A Hope in the Unseen (Full Title "A Hope in the Unseen: An American Odyssey from the Inner City to the Ivy League") is the first book by author and journalist Ron Suskind, published in 1998. The book is a biographical novel about the life of Cedric Jennings through his last years in high school and first years in college. It details his life in Ballou High School, an inner city school in Washington, D.C., and onto Brown University, which Cedric attends after high school. The book portrays the problems of inner-city education systems and how the students from these systems are affected throughout their lives. In 2008, the book was selected as part of the "One Maryland, One Book" program.

Cedric Jennings is an anomaly at Ballou High School in the Southeast neighborhood of Washington, D.C.: in a poorly performing school where academic achievement is scorned, Cedric proudly strives for high grades with a desire to attend a top university. The sub-par standards at Ballou place him at a distinct disadvantage academically, while frequent taunts and physical threats from other students have alienated him socially. Cedric lives with his mother, Barbara Jennings, who works for the Department of Agriculture; his father Cedric Gilliam is a drug dealer currently in jail. In his junior year, Cedric is admitted to the Minority Introduction to Engineering and Science (MITES) summer program at the Massachusetts Institute of Technology. He believes this is the start of a new life for him, but when summer arrives he finds the classes much more difficult than his fellow MITES students who attended better schools and were better versed in math and science. Though he makes friends at MIT, he also sees that his ghetto background sets him apart from them. At the end of the program, Cedric is told by faculty director Leon Trilling that he would not be welcome in MIT as a college student.

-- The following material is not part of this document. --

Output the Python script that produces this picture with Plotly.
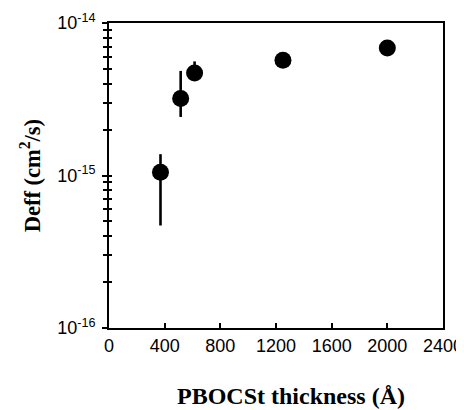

At Ballou Senior High, a school besieged by violence in Washington, D.C., honor students have learned to keep their heads down. Like most inner-city kids, they know that any special attention in a place this dangerous can make you a target of violence. But Cedric Jennings will not swallow his pride, and with unwavering support from his mother, he studies and strives as if his life depends on it—and it does. The summer after his junior year, at a program for minorities at MIT, he gets a fleeting glimpse of life outside, a glimpse that turns into a face-on challenge one year later: acceptance into Brown University, an Ivy League school. At Brown, finding himself far behind most of the other freshmen, Cedric must manage a bewildering array of intellectual and social challenges. Cedric had hoped that at college he would finally find a place to fit in, but he discovers he has little in common with either the white students, many of whom come from privileged backgrounds, or the middle-class blacks. Having traveled too far to turn back, Cedric is left to rely on his faith, his intelligence, and his determination to keep alive his hope in the unseen—a future of acceptance and reward that he struggles, each day, to envision.